I came up with the title because I wanted to base the theme of the album around how the face of black communities nationwide has drastically changed over the years. I touch on gentrification and exactly how the people who are most affected by it have been forced to respond... I was born and raised in Fillmoe [San Francisco’s Fillmore District], which was once considered the black Mecca of the West Coast. In the '60s and '70s, this was one of the only places on the West Coast where black people could come and actually have ownership. It was 95% black-owned homes and businesses. The crack epidemic hit so hard in the '80s and '90s, Fillmoe was looked at as a slum. That was the era that I grew up in. From the '90s until now, I've seen our population shrink every year. This was fuel for me artistically.

You rap a lot about economic survival, so why the hell would you offer Turf as a free download? The goal is to get paid, right?
Yes! The goal is to get paid, but, realistically, I realize I'm a new artist. Our goal at this point is to be viral. We just want people to hear the album, to earn their trust. We felt like the best way for people to hear it is to give the consumer the option to buy, or download it for free. The money will come later down the line. We believe in long-term fan investment.

How would you describe your sound?

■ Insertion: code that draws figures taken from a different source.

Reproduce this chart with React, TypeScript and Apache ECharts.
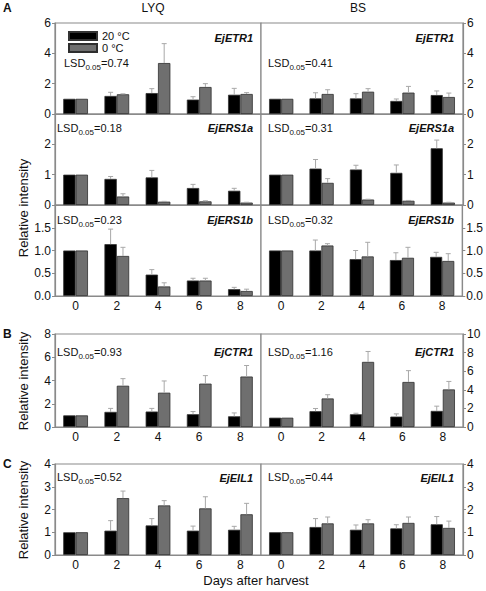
import React, { useEffect, useRef } from "react";
import * as echarts from "echarts";

const days = ["0", "2", "4", "6", "8"];
const seriesNames = ["20 °C", "0 °C"];

// A – EjETR1
const lyqETR1Warm = [1.0, 1.19, 1.38, 0.95, 1.27];
const lyqETR1WarmErr = [0, 0.24, 0.29, 0.19, 0.42];
const lyqETR1Cold = [1.0, 1.3, 3.36, 1.78, 1.32];
const lyqETR1ColdErr = [0, 0.03, 1.28, 0.22, 0.09];
const bsETR1Warm = [1.0, 1.03, 1.03, 0.86, 1.25];
const bsETR1WarmErr = [0, 0.37, 0.31, 0.13, 0.27];
const bsETR1Cold = [1.0, 1.32, 1.47, 1.41, 1.12];
const bsETR1ColdErr = [0, 0.28, 0.2, 0.41, 0.26];

// A – EjERS1a
const lyqERS1aWarm = [1.0, 0.86, 0.91, 0.56, 0.47];
const lyqERS1aWarmErr = [0, 0.08, 0.23, 0.12, 0.08];
const lyqERS1aCold = [1.0, 0.28, 0.11, 0.12, 0.08];
const lyqERS1aColdErr = [0, 0.09, 0.01, 0.02, 0.01];
const bsERS1aWarm = [1.0, 1.2, 1.17, 1.06, 1.87];
const bsERS1aWarmErr = [0, 0.3, 0.14, 0.26, 0.27];
const bsERS1aCold = [1.0, 0.73, 0.18, 0.14, 0.08];
const bsERS1aColdErr = [0, 0.14, 0.01, 0.01, 0.01];

// A – EjERS1b
const lyqERS1bWarm = [1.0, 1.14, 0.47, 0.34, 0.15];
const lyqERS1bWarmErr = [0, 0.33, 0.11, 0.05, 0.04];
const lyqERS1bCold = [1.0, 0.88, 0.21, 0.34, 0.11];
const lyqERS1bColdErr = [0, 0.19, 0.08, 0.05, 0.04];
const bsERS1bWarm = [1.0, 1.0, 0.81, 0.79, 0.86];
const bsERS1bWarmErr = [0, 0.23, 0.19, 0.16, 0.1];
const bsERS1bCold = [1.0, 1.11, 0.87, 0.84, 0.77];
const bsERS1bColdErr = [0, 0.04, 0.31, 0.23, 0.16];

// B – EjCTR1
const lyqCTR1Warm = [1.0, 1.3, 1.33, 1.1, 0.92];
const lyqCTR1WarmErr = [0, 0.3, 0.27, 0.23, 0.29];
const lyqCTR1Cold = [1.0, 3.55, 2.95, 3.73, 4.34];
const lyqCTR1ColdErr = [0, 0.61, 1.01, 0.69, 0.95];
const bsCTR1Warm = [1.0, 1.7, 1.37, 1.12, 1.73];
const bsCTR1WarmErr = [0, 0.29, 0.11, 0.29, 0.51];
const bsCTR1Cold = [1.0, 3.07, 7.0, 4.84, 4.04];
const bsCTR1ColdErr = [0, 0.4, 1.12, 1.22, 0.86];

// C – EjEIL1
const lyqEIL1Warm = [1.0, 1.07, 1.3, 1.07, 1.11];
const lyqEIL1WarmErr = [0, 0.44, 0.3, 0.2, 0.15];
const lyqEIL1Cold = [1.0, 2.5, 2.18, 2.05, 1.79];
const lyqEIL1ColdErr = [0, 0.31, 0.21, 0.51, 0.48];
const bsEIL1Warm = [1.0, 1.23, 1.11, 1.17, 1.35];
const bsEIL1WarmErr = [0, 0.37, 0.21, 0.16, 0.34];
const bsEIL1Cold = [1.0, 1.39, 1.39, 1.41, 1.19];
const bsEIL1ColdErr = [0, 0.28, 0.16, 0.26, 0.3];

const genes = ["EjETR1", "EjERS1a", "EjERS1b", "EjCTR1", "EjEIL1"];
const lsdLYQ = ["0.74", "0.18", "0.23", "0.93", "0.52"];
const lsdBS = ["0.41", "0.31", "0.32", "1.16", "0.44"];
const yMaxLYQ = [6, 3, 2, 8, 4];
const yMaxBS = [6, 3, 2, 10, 4];
const yStep = [2, 1, 0.5, 2, 1];
const columnTitles = ["LYQ", "BS"];
const panelLetters = ["A", "B", "C"];
const yTitle = "Relative intensity";
const xTitle = "Days after harvest";

const dataLYQ = [
  [lyqETR1Warm, lyqETR1WarmErr, lyqETR1Cold, lyqETR1ColdErr],
  [lyqERS1aWarm, lyqERS1aWarmErr, lyqERS1aCold, lyqERS1aColdErr],
  [lyqERS1bWarm, lyqERS1bWarmErr, lyqERS1bCold, lyqERS1bColdErr],
  [lyqCTR1Warm, lyqCTR1WarmErr, lyqCTR1Cold, lyqCTR1ColdErr],
  [lyqEIL1Warm, lyqEIL1WarmErr, lyqEIL1Cold, lyqEIL1ColdErr],
];
const dataBS = [
  [bsETR1Warm, bsETR1WarmErr, bsETR1Cold, bsETR1ColdErr],
  [bsERS1aWarm, bsERS1aWarmErr, bsERS1aCold, bsERS1aColdErr],
  [bsERS1bWarm, bsERS1bWarmErr, bsERS1bCold, bsERS1bColdErr],
  [bsCTR1Warm, bsCTR1WarmErr, bsCTR1Cold, bsCTR1ColdErr],
  [bsEIL1Warm, bsEIL1WarmErr, bsEIL1Cold, bsEIL1ColdErr],
];

// layout
const rowTops = [23, 114, 205, 334, 464];
const rowHeights = [91, 91, 91, 93, 91];
const colLeft = [55, 261];
const colWidth = [206, 202];
const showXLabels = [false, false, true, true, true];
const hideMaxLabel = [false, true, true, false, false];
const lsdY = [63, 128, 220, 352, 477];
const geneY = [38, 128, 220, 352, 478];
const lsdXLeft = [64, 57, 57, 57, 57];
const lsdXRight = 268;
const geneX = [253, 454];

const FONT = "'Liberation Sans', Arial, Helvetica, sans-serif";
const BORDER = "#8a8a8a";
const BAR_FRAC = 0.3;

export default function App() {
  const ref = useRef<HTMLDivElement>(null);

  useEffect(() => {
    if (!ref.current) return;
    const chart = echarts.init(ref.current, undefined, { renderer: "svg" });

    const grids: any[] = [];
    const xAxes: any[] = [];
    const yAxes: any[] = [];
    const series: any[] = [];
    const graphics: any[] = [];

    let idx = 0;
    for (let r = 0; r < 5; r++) {
      for (let c = 0; c < 2; c++) {
        const d = c === 0 ? dataLYQ[r] : dataBS[r];
        const max = c === 0 ? yMaxLYQ[r] : yMaxBS[r];
        grids.push({
          left: colLeft[c],
          top: rowTops[r],
          width: colWidth[c],
          height: rowHeights[r],
          show: true,
          borderColor: BORDER,
          borderWidth: 1.2,
          backgroundColor: "#fff",
          containLabel: false,
        });
        xAxes.push({
          type: "category",
          gridIndex: idx,
          data: days,
          axisLine: { show: true, lineStyle: { color: BORDER, width: 1.2 } },
          axisTick: { show: false },
          axisLabel: {
            show: showXLabels[r],
            margin: 4,
            fontSize: 12,
            color: "#111",
            fontFamily: FONT,
          },
          splitLine: { show: false },
        });
        yAxes.push({
          type: "value",
          gridIndex: idx,
          position: c === 0 ? "left" : "right",
          min: 0,
          max,
          interval: yStep[r],
          axisLine: { show: true, lineStyle: { color: BORDER, width: 1.2 } },
          axisTick: { show: true, inside: false, length: 3, lineStyle: { color: BORDER } },
          axisLabel: {
            margin: 4,
            fontSize: 12,
            color: "#111",
            fontFamily: FONT,
            showMaxLabel: !hideMaxLabel[r],
            formatter: (v: number) => (r === 2 ? v.toFixed(1) : String(v)),
          },
          splitLine: { show: false },
        });
        series.push({
          type: "bar",
          name: seriesNames[0],
          xAxisIndex: idx,
          yAxisIndex: idx,
          data: d[0],
          barWidth: BAR_FRAC * 100 + "%",
          barGap: "0%",
          itemStyle: { color: "#000", borderColor: "#333", borderWidth: 0.8 },
        });
        series.push({
          type: "bar",
          name: seriesNames[1],
          xAxisIndex: idx,
          yAxisIndex: idx,
          data: d[2],
          barWidth: BAR_FRAC * 100 + "%",
          barGap: "0%",
          itemStyle: { color: "#6f6f6f", borderColor: "#2e2e2e", borderWidth: 0.8 },
        });
        const errData: number[][] = [];
        for (let i = 0; i < days.length; i++) {
          errData.push([i, d[0][i], d[1][i], 0]);
          errData.push([i, d[2][i], d[3][i], 1]);
        }
        series.push({
          type: "custom",
          name: "err",
          xAxisIndex: idx,
          yAxisIndex: idx,
          z: 5,
          data: errData,
          renderItem: (params: any, api: any) => {
            const ci = api.value(0);
            const v = api.value(1);
            const e = api.value(2);
            const s = api.value(3);
            if (!e || e <= 0.005) return null;
            const bw = api.size([1, 0])[0] * BAR_FRAC;
            const p = api.coord([ci, v]);
            const q = api.coord([ci, v + e]);
            const x = p[0] + (s === 0 ? -bw / 2 : bw / 2);
            const st = { stroke: "#a8a8a8", lineWidth: 1 };
            return {
              type: "group",
              children: [
                { type: "line", shape: { x1: x, y1: p[1], x2: x, y2: q[1] }, style: st },
                { type: "line", shape: { x1: x - 2.5, y1: q[1], x2: x + 2.5, y2: q[1] }, style: st },
              ],
            };
          },
        });

        // texts
        const lsd = c === 0 ? lsdLYQ[r] : lsdBS[r];
        graphics.push({
          type: "text",
          x: c === 0 ? lsdXLeft[r] : lsdXRight,
          y: lsdY[r],
          z: 10,
          style: {
            text: "LSD{s|0.05}=" + lsd,
            fontSize: 11,
            lineHeight: 16,
            fontFamily: FONT,
            fill: "#111",
            align: "left",
            verticalAlign: "middle",
            rich: {
              s: { fontSize: 8, lineHeight: 8, verticalAlign: "bottom", fontFamily: FONT, fill: "#111" },
            },
          },
        });
        graphics.push({
          type: "text",
          x: geneX[c],
          y: geneY[r],
          z: 10,
          style: {
            text: genes[r],
            fontSize: 11,
            fontWeight: "bold",
            fontStyle: "italic",
            fontFamily: FONT,
            fill: "#111",
            align: "right",
            verticalAlign: "middle",
          },
        });
        idx++;
      }
    }

    // titles & labels
    graphics.push({
      type: "text", x: 153, y: 8,
      style: { text: columnTitles[0], fontSize: 12, fontFamily: FONT, fill: "#111", align: "center", verticalAlign: "middle" },
    });
    graphics.push({
      type: "text", x: 358, y: 8,
      style: { text: columnTitles[1], fontSize: 12, fontFamily: FONT, fill: "#111", align: "center", verticalAlign: "middle" },
    });
    const letterY = [8, 334, 464];
    panelLetters.forEach((L, i) => {
      graphics.push({
        type: "text", x: 3, y: letterY[i],
        style: { text: L, fontSize: 12, fontWeight: "bold", fontFamily: FONT, fill: "#111", align: "left", verticalAlign: "middle" },
      });
    });
    const yTitleY = [208, 381, 510];
    yTitleY.forEach((yy) => {
      graphics.push({
        type: "text", x: 23, y: yy, rotation: Math.PI / 2,
        style: { text: yTitle, fontSize: 13, fontFamily: FONT, fill: "#111", align: "center", verticalAlign: "middle" },
      });
    });
    graphics.push({
      type: "text", x: 256, y: 580,
      style: { text: xTitle, fontSize: 13, fontFamily: FONT, fill: "#111", align: "center", verticalAlign: "middle" },
    });

    chart.setOption({
      animation: false,
      backgroundColor: "#fff",
      textStyle: { fontFamily: FONT },
      grid: grids,
      xAxis: xAxes,
      yAxis: yAxes,
      series,
      legend: {
        data: seriesNames,
        orient: "vertical",
        left: 63,
        top: 25,
        itemWidth: 28,
        itemHeight: 8,
        itemGap: 0,
        icon: "rect",
        selectedMode: false,
        textStyle: { fontSize: 11, lineHeight: 12, color: "#111", fontFamily: FONT },
        z: 10,
      },
      graphic: graphics,
    });

    return () => chart.dispose();
  }, []);

  return (
    <div
      ref={ref}
      style={{ position: "fixed", left: 0, top: 0, width: 486, height: 591, background: "#fff" }}
    />
  );
}
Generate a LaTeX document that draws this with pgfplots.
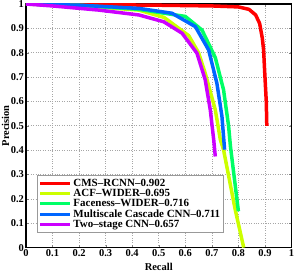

I’ve heard people say you’ve got an east coast flow, and your music’s definitely not hyphy, which most folks assume of Bay Area hip-hop.
I think people probably just say that because my choice of production and I'm a little more lyrical and conceptual than most rappers from the Bay. I describe my style as thorobred—it’s deep, dark, rough, smooth, sharp, slick, and specific.

A lot of rappers try to collaborate with better-known MCs and producers, yet you’re pretty much the only voice on the record, with most of the production handled by SWTBRDS in-house producers Al Jieh and Ammbush. Why is that?
We stuck with our in-house production just because we wanted the album to have a cohesive sound. So many albums these days are all over the map, but if you listen to all the classic albums from any genre of music, it’s always one or two producers, like one production team. My producers... don’t try to force a certain sound or a certain type of song either, which I think, in the end, made the album what it is. In terms of features, we didn't want to force anything, or get features just for political or business reasons. A lot of people do that these days and their album looks more like a compilation. This isn’t about politics or business, this is about my music.

The Day the Turf Stood Still is out now on SWTBRDS.